GIS Technology for Military Applications

Find suppliers of Geographical Information Systems (GIS) for military applications and GIS technology and analysis for defense; Army, Navy, Marines
Overview GIS Technology for Military Applications
By Defense Advancement Last updated: April 12th, 2023

Geographical Information Systems

Most military operations are performed on, above or under the Earth’s surface and bodies of water although space is emerging as an operational domain in its own right. It is imperative that militaries have the most accurate and detailed maps possible. Armies and navies have always played a major role in the development of cartography. This has not only been to their own benefit but has filtered into the civilian world.

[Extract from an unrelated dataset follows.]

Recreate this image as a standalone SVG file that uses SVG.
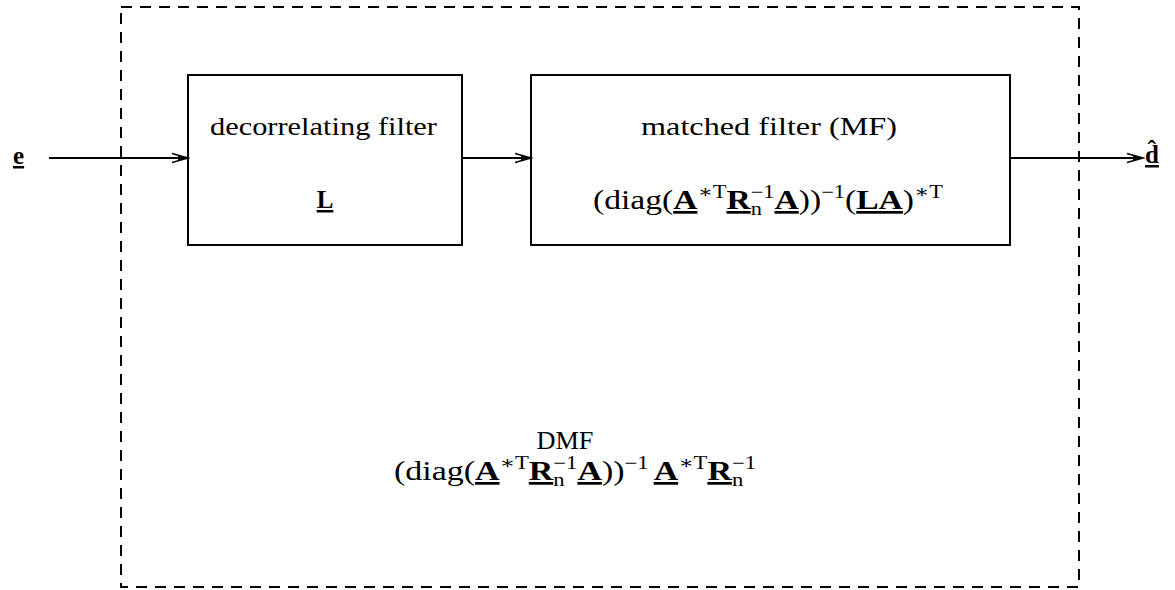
<svg xmlns="http://www.w3.org/2000/svg" width="1175" height="590" viewBox="0 0 1175 590">
<style>
text{font-family:"Liberation Serif","DejaVu Serif",serif;fill:#000;font-size:25px}
.f{font-size:27px}
.b{font-weight:bold;text-decoration:underline}
.s{font-size:18px}
.box{fill:#fff;stroke:#000;stroke-width:2}
.conn{stroke:#000;stroke-width:2;fill:none}
</style>
<defs>
<marker id="ah" markerUnits="userSpaceOnUse" markerWidth="20" markerHeight="12" refX="18" refY="6" orient="auto">
<path d="M2,1.5 L18,6 L2,10.5" fill="none" stroke="#000" stroke-width="1.5"/>
<path d="M8,3.5 L18,6 L8,8.5 Z" fill="#000"/>
</marker>
</defs>
<g id="dmf">
<rect x="121" y="7" width="958" height="580" fill="none" stroke="#000" stroke-width="2" stroke-dasharray="11,8"/>
<text x="565" y="449" text-anchor="middle" textLength="57" lengthAdjust="spacingAndGlyphs">DMF</text>
<text class="f" x="394" y="480" textLength="362" lengthAdjust="spacingAndGlyphs">(diag(<tspan class="b">A</tspan><tspan class="s" dy="-11">∗T</tspan><tspan class="b" dy="11">R</tspan><tspan class="s" dy="6">n</tspan><tspan class="s" dx="-9" dy="-17">−1</tspan><tspan class="b" dy="11">A</tspan>))<tspan class="s" dy="-11">−1</tspan><tspan class="b" dx="4" dy="11">A</tspan><tspan class="s" dy="-11">∗T</tspan><tspan class="b" dy="11">R</tspan><tspan class="s" dy="6">n</tspan><tspan class="s" dx="-9" dy="-17">−1</tspan></text>
</g>
<g id="in">
<text x="13" y="164" class="b" font-size="27">e</text>
</g>
<g id="decorr">
<rect class="box" x="188" y="75" width="274" height="170"/>
<text x="210" y="135" textLength="227" lengthAdjust="spacingAndGlyphs">decorrelating filter</text>
<text x="325" y="208" text-anchor="middle" class="b" font-size="27">L</text>
</g>
<g id="mf">
<rect class="box" x="531" y="75" width="479" height="170"/>
<text x="641" y="135" textLength="256" lengthAdjust="spacingAndGlyphs">matched filter (MF)</text>
<text class="f" x="593" y="209" textLength="350" lengthAdjust="spacingAndGlyphs">(diag(<tspan class="b">A</tspan><tspan class="s" dy="-11">∗T</tspan><tspan class="b" dy="11">R</tspan><tspan class="s" dy="6">n</tspan><tspan class="s" dx="-9" dy="-17">−1</tspan><tspan class="b" dy="11">A</tspan>))<tspan class="s" dy="-11">−1</tspan><tspan dy="11">(</tspan><tspan class="b">LA</tspan>)<tspan class="s" dy="-11">∗T</tspan></text>
</g>
<g id="out">
<text x="1145" y="163" class="b" font-size="27">d̂</text>
</g>
<g id="connectors">
<line class="conn" x1="49" y1="158" x2="188" y2="158" marker-end="url(#ah)"/>
<line class="conn" x1="462" y1="158" x2="531" y2="158" marker-end="url(#ah)"/>
<line class="conn" x1="1010" y1="158" x2="1143" y2="158" marker-end="url(#ah)"/>
</g>
</svg>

The dawn of airpower in the early 20th Century made a further contribution. Aircraft were, and remain, an excellent reconnaissance tool. As such, aerial pictures they took of the surface below were useful for drafting maps. This was further revolutionised with the advent of satellite reconnaissance from the 1950s

As example of this historical trend is illustrated by the United Kingdom’s Ordnance Survey (OS) mapping agency. The OS was formed in 1791 in the wake of the 1745 Jacobite Rebellion which attempted to reinstall the Stuart family as the British monarchy. In the wake of the rebellion, Prince William Augustus, Duke of Cumberland, became aware of shortcomings in maps available to the British Army. This led to the drafting of detailed maps of the Scottish Highlands. Today, the OS continues its detailed cartography of the United Kingdom producing maps that are widely used in the civilian domain

For centuries military maps were printed on physical materials like paper. The advent of the microchip and computing in the early 1960s had a major impact on military cartography. This triggered the growth of Geographical Information Systems (GISs). Put simply, a GIS is built around a database housing a myriad of information. Computerisation and digital communications mean that GISs often interact closely with Global Navigation Satellite Systems (GNSSs). As a result, military cartographical services have increased in precision and accuracy.

GISs often form a key part of computerised Battle Management Systems. At its simplest, a BMS depicts the positions of hostile and friendly forces overlaid onto a map according to their location. These forces could be deployed in the air, land and/or sea domains. They could be depicted at strategic, operational and tactical levels, according to the echelon where they are used. The major asset of a GIS compared to printed maps is their currency. A BMS depicts these red and blue forces in real-time or near real-time. Positions of friendly units are derived by the latter reporting their position using GNSS blue force tracking systems. Positions of red forces are derived from reconnaissance and intelligence collection

Human Geography

This real-time/near real-time benefit is vastly enhanced by the array of additional information a GIS overlays onto a map. A printed map is essentially a snapshot of a particular area at a particular time and only includes the information printed upon it. A GIS adds a host of information. Perhaps a new bridge has been built in a specific area? This can be added via the few clicks of a mouse. A local river may have flooded inundating a nearby village and placing a large part of it underwater. Once again, such information is easy to add

One of the greatest contributions GISs make is in terms of representing human geography. Geographical information systems can overlay demographic data onto a particular area. This could include details of respective ethnic groups and where they live. Information could be added on where flashpoints or hostilities have occurred between these groups. What is more, this information can be rapidly and continually updated giving users a timely picture of the situation on the ground. Maps can show where incidents of criminality or political violence have concentrated. GISs may help maps depict where infrastructure has been badly damaged or destroyed.

It would be understandable to be concerned about the danger of information saturation precipitated by GISs. Nonetheless, a useful attribute is that one can usually customise a map with exactly the information required. We are arguably at the dawn of the GIS’s potential. Expect further technological innovations and evermore detailed information in the coming years.